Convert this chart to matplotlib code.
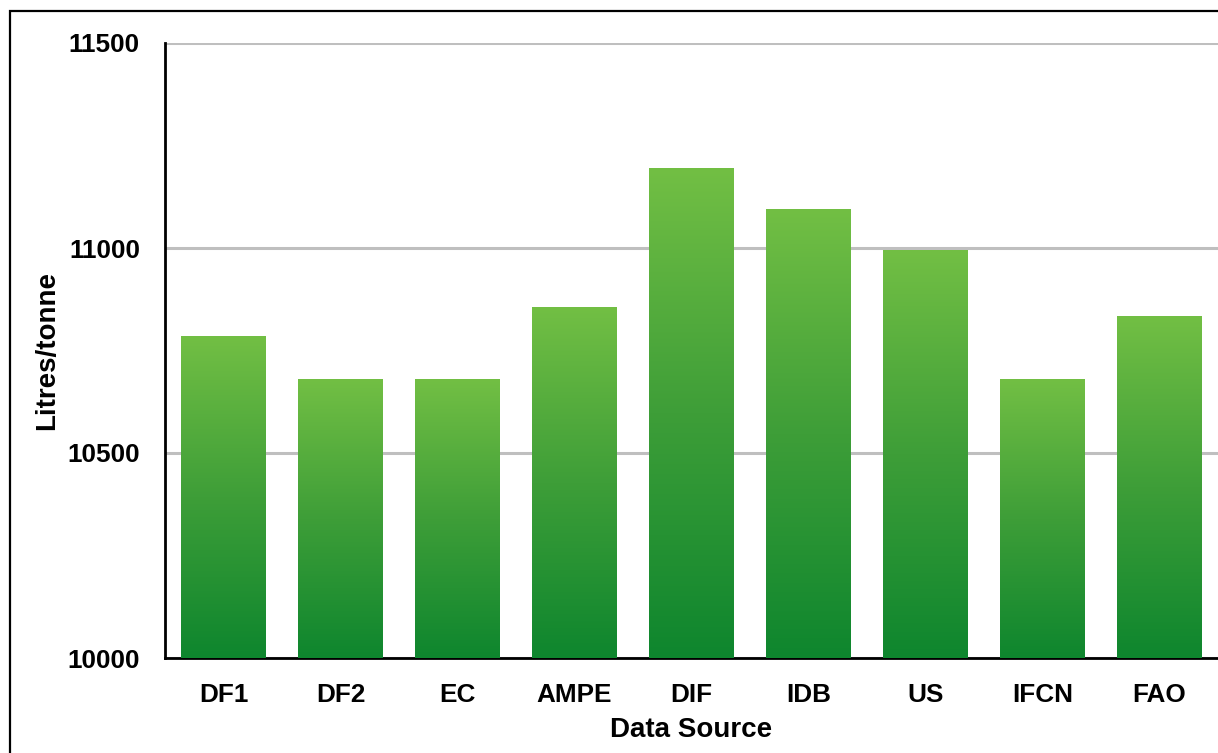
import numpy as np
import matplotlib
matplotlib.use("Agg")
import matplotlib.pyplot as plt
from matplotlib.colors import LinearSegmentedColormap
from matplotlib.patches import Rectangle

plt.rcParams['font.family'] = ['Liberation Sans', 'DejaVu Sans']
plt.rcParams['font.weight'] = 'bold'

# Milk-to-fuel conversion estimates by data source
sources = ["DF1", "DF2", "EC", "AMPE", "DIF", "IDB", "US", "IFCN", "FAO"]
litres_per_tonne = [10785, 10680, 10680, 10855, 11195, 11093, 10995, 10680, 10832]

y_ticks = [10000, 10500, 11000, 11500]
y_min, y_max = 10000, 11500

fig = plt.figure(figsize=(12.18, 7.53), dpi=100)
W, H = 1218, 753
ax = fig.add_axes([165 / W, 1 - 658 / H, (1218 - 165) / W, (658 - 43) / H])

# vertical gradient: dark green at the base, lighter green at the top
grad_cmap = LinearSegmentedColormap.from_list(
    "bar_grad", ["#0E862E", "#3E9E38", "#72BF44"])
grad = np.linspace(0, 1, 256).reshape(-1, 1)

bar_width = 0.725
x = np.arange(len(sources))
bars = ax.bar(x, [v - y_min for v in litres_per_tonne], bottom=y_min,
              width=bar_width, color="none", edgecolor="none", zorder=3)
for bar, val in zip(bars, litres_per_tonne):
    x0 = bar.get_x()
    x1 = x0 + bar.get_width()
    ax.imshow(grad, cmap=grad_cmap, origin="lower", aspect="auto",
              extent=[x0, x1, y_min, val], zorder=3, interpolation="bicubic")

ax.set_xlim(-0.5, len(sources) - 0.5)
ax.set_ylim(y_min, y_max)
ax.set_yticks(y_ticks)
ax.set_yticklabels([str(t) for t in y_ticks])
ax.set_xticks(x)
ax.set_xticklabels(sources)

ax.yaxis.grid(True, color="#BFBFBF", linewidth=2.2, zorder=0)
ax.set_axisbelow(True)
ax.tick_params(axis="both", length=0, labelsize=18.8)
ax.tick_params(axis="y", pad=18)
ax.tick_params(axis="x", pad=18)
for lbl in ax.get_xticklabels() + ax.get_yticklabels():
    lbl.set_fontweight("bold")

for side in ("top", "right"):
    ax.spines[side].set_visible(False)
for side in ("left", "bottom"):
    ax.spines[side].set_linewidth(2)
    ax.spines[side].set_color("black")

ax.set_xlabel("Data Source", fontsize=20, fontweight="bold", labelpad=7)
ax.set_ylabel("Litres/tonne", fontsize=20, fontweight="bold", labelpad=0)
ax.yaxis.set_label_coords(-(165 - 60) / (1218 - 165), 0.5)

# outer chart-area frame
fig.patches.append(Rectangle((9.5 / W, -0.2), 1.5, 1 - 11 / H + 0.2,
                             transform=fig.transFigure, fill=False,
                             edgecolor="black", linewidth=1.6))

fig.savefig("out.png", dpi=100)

• [REQUIRED WORK]:
Reproduce each line word for word and drop the pictures.

• [TASK RESULT]:
Convert this chart to matplotlib code.
import numpy as np
import matplotlib
matplotlib.use("Agg")
import matplotlib.pyplot as plt
from matplotlib.colors import LinearSegmentedColormap
from matplotlib.patches import Rectangle

plt.rcParams['font.family'] = ['Liberation Sans', 'DejaVu Sans']
plt.rcParams['font.weight'] = 'bold'

# Milk-to-fuel conversion estimates by data source
sources = ["DF1", "DF2", "EC", "AMPE", "DIF", "IDB", "US", "IFCN", "FAO"]
litres_per_tonne = [10785, 10680, 10680, 10855, 11195, 11093, 10995, 10680, 10832]

y_ticks = [10000, 10500, 11000, 11500]
y_min, y_max = 10000, 11500

fig = plt.figure(figsize=(12.18, 7.53), dpi=100)
W, H = 1218, 753
ax = fig.add_axes([165 / W, 1 - 658 / H, (1218 - 165) / W, (658 - 43) / H])

# vertical gradient: dark green at the base, lighter green at the top
grad_cmap = LinearSegmentedColormap.from_list(
    "bar_grad", ["#0E862E", "#3E9E38", "#72BF44"])
grad = np.linspace(0, 1, 256).reshape(-1, 1)

bar_width = 0.725
x = np.arange(len(sources))
bars = ax.bar(x, [v - y_min for v in litres_per_tonne], bottom=y_min,
              width=bar_width, color="none", edgecolor="none", zorder=3)
for bar, val in zip(bars, litres_per_tonne):
    x0 = bar.get_x()
    x1 = x0 + bar.get_width()
    ax.imshow(grad, cmap=grad_cmap, origin="lower", aspect="auto",
              extent=[x0, x1, y_min, val], zorder=3, interpolation="bicubic")

ax.set_xlim(-0.5, len(sources) - 0.5)
ax.set_ylim(y_min, y_max)
ax.set_yticks(y_ticks)
ax.set_yticklabels([str(t) for t in y_ticks])
ax.set_xticks(x)
ax.set_xticklabels(sources)

ax.yaxis.grid(True, color="#BFBFBF", linewidth=2.2, zorder=0)
ax.set_axisbelow(True)
ax.tick_params(axis="both", length=0, labelsize=18.8)
ax.tick_params(axis="y", pad=18)
ax.tick_params(axis="x", pad=18)
for lbl in ax.get_xticklabels() + ax.get_yticklabels():
    lbl.set_fontweight("bold")

for side in ("top", "right"):
    ax.spines[side].set_visible(False)
for side in ("left", "bottom"):
    ax.spines[side].set_linewidth(2)
    ax.spines[side].set_color("black")

ax.set_xlabel("Data Source", fontsize=20, fontweight="bold", labelpad=7)
ax.set_ylabel("Litres/tonne", fontsize=20, fontweight="bold", labelpad=0)
ax.yaxis.set_label_coords(-(165 - 60) / (1218 - 165), 0.5)

# outer chart-area frame
fig.patches.append(Rectangle((9.5 / W, -0.2), 1.5, 1 - 11 / H + 0.2,
                             transform=fig.transFigure, fill=False,
                             edgecolor="black", linewidth=1.6))

fig.savefig("out.png", dpi=100)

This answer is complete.